Quite an inundation responses... Anyway, this is precicely what confused me:  do fig growers use these cultivars that do not require pollination and, if so, how are you supposed to figure it out without extensive research... or taking a bite and finding out if the seeds are hollow or not.  All I know for certain is that I was minding my own business one day back in elementary school, sitting in an assembly on insects, when one of the scientists brought it up and said that figs do in fact contain wasp bodies -- and yes, suzyQ3, insects are definately considered meat as they are in fact members of the animal kingdoms.  And for those of you who may be grossed out, just think a wasp as a very tiny lobster  they're both in the same phylum.


----------



## lulu (Jan 19, 2007)

crdieguez said:
			
		

> ... how are you supposed to figure it out .....



it was when I read the word FIGure that my sides actually started to hurt with the laughter  

I am not vegetarian but I  guess that most are trying not to purposely inflict suffering and if a wasp is unknowingly in their fig they can't help it.  I am the first person to agree we need to think ethically about food source- its one of my big topics!, but I will be eating figs....one presumes these wasps are all free range?


----------



## crdieguez (Jan 22, 2007)

lulu said:
			
		

> I am not vegetarian but I guess that most are trying not to purposely inflict suffering and if a wasp is unknowingly in their fig they can't help it.


 
I disagree.  It's become quite a common and unfortunate stereotype that vegeterians are all pro animal rights or care about animal suffering at all, actually.  Honestly, a lot of us -- myself included -- just don't like to eat meat the way some people don't like liver or pig knuckles:  it's just plain gross.  And then there are also those who are vegetarian for dietary reasons, religious reasons, and the list goes on.  I'm not saying there aren't vegetarians who chose their diet because they felt bad for causing animals suffering, but I wouldn't go as to say they are a majority.  
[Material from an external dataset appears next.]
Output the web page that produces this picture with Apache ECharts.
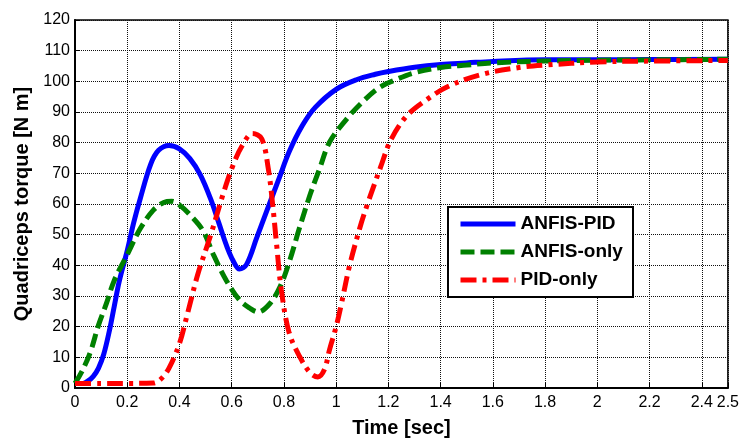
<!DOCTYPE html>
<html>
<head>
<meta charset="utf-8">
<script src="https://cdn.jsdelivr.net/npm/echarts@6/dist/echarts.min.js"></script>
<style>html,body{margin:0;padding:0;background:#fff;}#c{width:742px;height:443px;}</style>
</head>
<body>
<div id="c"></div>
<script>
// ---- data ----
var seriesNames = ['ANFIS-PID', 'ANFIS-only', 'PID-only'];
var xTickStep = 0.2;
var yTickStep = 10;

var tAnfisPid = [0, 0.03, 0.05, 0.07, 0.09, 0.11, 0.13, 0.15, 0.17, 0.2, 0.225, 0.25, 0.29, 0.32, 0.36, 0.4, 0.44, 0.48, 0.52, 0.55, 0.58, 0.605, 0.63, 0.657, 0.696, 0.734, 0.78, 0.82, 0.87, 0.92, 1.0, 1.08, 1.15, 1.2, 1.3, 1.4, 1.5, 1.6, 1.8, 2.0, 2.2, 2.5];
var vAnfisPid = [1.5, 1.5, 2.3, 3.8, 6.5, 11, 18, 26.5, 35, 44.8, 54, 61.8, 73, 77.5, 79.1, 78, 74.8, 69.5, 61.5, 54, 46.5, 41.6, 38.8, 40.3, 49, 57.7, 68, 77, 85.5, 91.5, 97.4, 100.6, 102.3, 103.2, 104.6, 105.5, 106, 106.5, 107, 107, 107.1, 107.2];

var tAnfisOnly = [0, 0.03, 0.06, 0.09, 0.12, 0.15, 0.2, 0.25, 0.3, 0.34, 0.37, 0.4, 0.44, 0.49, 0.53, 0.58, 0.63, 0.67, 0.7, 0.745, 0.785, 0.82, 0.86, 0.9, 0.937, 0.975, 1.04, 1.1, 1.166, 1.23, 1.3, 1.4, 1.5, 1.6, 1.8, 2.0, 2.2, 2.5];
var vAnfisOnly = [1.5, 6, 12, 20.5, 27.5, 35, 43.5, 52, 58, 60.5, 60.9, 59.7, 56.5, 51.3, 43.5, 35, 28.7, 26, 24.8, 27.4, 33, 41, 52.3, 63, 71.6, 80.2, 87.7, 93.2, 98, 100.6, 102.8, 104.5, 105.3, 106, 106.6, 106.9, 107, 107.2];

var tPidOnly = [0, 0.1, 0.2, 0.3, 0.33, 0.36, 0.4, 0.43, 0.47, 0.52, 0.57, 0.605, 0.64, 0.68, 0.715, 0.74, 0.757, 0.772, 0.79, 0.82, 0.86, 0.9, 0.93, 0.955, 0.975, 1.0, 1.02, 1.05, 1.09, 1.12, 1.17, 1.21, 1.27, 1.35, 1.43, 1.56, 1.7, 1.8, 2.0, 2.2, 2.5];
var vPidOnly = [1.5, 1.5, 1.5, 1.6, 3, 6.5, 14.5, 24, 37, 50, 64, 72.6, 79, 83, 81.3, 71.6, 59.7, 46.8, 32, 18, 10.3, 5, 3.6, 6, 12.6, 20, 27.4, 39.4, 52, 60, 72, 81, 88.7, 94.2, 98.4, 102.3, 104.5, 105.3, 106.3, 106.6, 106.8];

function pairs(t, v) { return t.map(function (x, i) { return [x, v[i]]; }); }

var FONT = 'Liberation Sans, Arial, sans-serif';
var chart = echarts.init(document.getElementById('c'), null, { renderer: 'canvas' });
chart.setOption({
  animation: false,
  backgroundColor: '#fff',
  grid: { left: 75, right: 13, top: 20, bottom: 51, show: true, borderColor: '#000', borderWidth: 1.5, backgroundColor: 'transparent' },
  xAxis: {
    type: 'value', min: 0, max: 2.5, interval: xTickStep,
    name: 'Time [sec]', nameLocation: 'middle', nameGap: 30,
    nameTextStyle: { fontFamily: FONT, fontWeight: 'bold', fontSize: 20, color: '#000' },
    axisLine: { show: true, lineStyle: { color: '#000', width: 2 } },
    axisTick: { show: true, inside: true, length: 5, lineStyle: { color: '#000' } },
    axisLabel: { fontFamily: FONT, fontSize: 16, color: '#000', margin: 7,
      formatter: function (v) { return String(Math.round(v * 10) / 10); } },
    splitLine: { show: true, lineStyle: { color: '#111', width: 1, type: [1, 1] } }
  },
  yAxis: {
    type: 'value', min: 0, max: 120, interval: yTickStep,
    name: 'Quadriceps torque [N m]', nameLocation: 'middle', nameGap: 42,
    nameTextStyle: { fontFamily: FONT, fontWeight: 'bold', fontSize: 20, color: '#000' },
    axisLine: { show: true, lineStyle: { color: '#000', width: 2 } },
    axisTick: { show: true, inside: true, length: 5, lineStyle: { color: '#000' } },
    axisLabel: { fontFamily: FONT, fontSize: 16, color: '#000', margin: 5 },
    splitLine: { show: true, lineStyle: { color: '#111', width: 1, type: [1, 1] } }
  },
  legend: {
    orient: 'vertical', left: 458, top: 214, padding: 0,
    itemWidth: 55, itemHeight: 20, itemGap: 8, z: 10,
    itemStyle: { opacity: 0 },
    lineStyle: { width: 5 },
    textStyle: { fontFamily: FONT, fontWeight: 'bold', fontSize: 19, color: '#000', lineHeight: 20 },
    data: seriesNames
  },
  graphic: [{
    type: 'rect', z: 9, left: 447, top: 206,
    shape: { width: 185, height: 90 },
    style: { fill: '#fff', stroke: '#000', lineWidth: 2 }
  }],
  series: [
    { name: seriesNames[0], type: 'line', data: pairs(tAnfisPid, vAnfisPid), showSymbol: false, symbol: 'none', smooth: 0.35,
      lineStyle: { color: '#0000ff', width: 5, type: 'solid' }, itemStyle: { color: '#0000ff' } },
    { name: seriesNames[1], type: 'line', data: pairs(tAnfisOnly, vAnfisOnly), showSymbol: false, symbol: 'none', smooth: 0.35,
      lineStyle: { color: '#008000', width: 5, type: [14, 6] }, itemStyle: { color: '#008000' } },
    { name: seriesNames[2], type: 'line', data: pairs(tPidOnly, vPidOnly), showSymbol: false, symbol: 'none', smooth: 0.35,
      lineStyle: { color: '#ff0000', width: 5, type: [16, 6, 4, 6] }, itemStyle: { color: '#ff0000' } }
  ]
});
</script>
</body>
</html>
    But back to figs, I found on the wikipedia entry for "fig wasp" that the fig can have three different types of flowers:  male, long female, and short female.  Male flowers are only in caprifigs, which we don't eat.  Now the long female flowers can be pollinated by the wasp but she can't lay eggs in them, so she simply dies in the fig.  Thus these species of fig contain only one dead female.  Short female flowers can be both pollinated and she can lay her eggs in them, so those would have both the dead female and the dead male wasps.  
    As I said before, there are some mutant cultivars of fig where the fruits will develop without fertile seeds. Wikipedia says that such cultivars ae in fact commercially viable and used in some operations.  So then I guess this is going to be a long and arduous hunt for companies that exclusively use these varieties   Oh well, it's been down before with wine, cheese, beer, and liquor, so I guess it'll just have to be done again.


----------



## Dove (Jan 22, 2007)

*If y'all desire go to my photos and see the beautiful fig tree I had. Love 
figs! Bugs and all. The tree has come back but it looks like a bush. I just hope the thin limbs can hold fruit. 

*


----------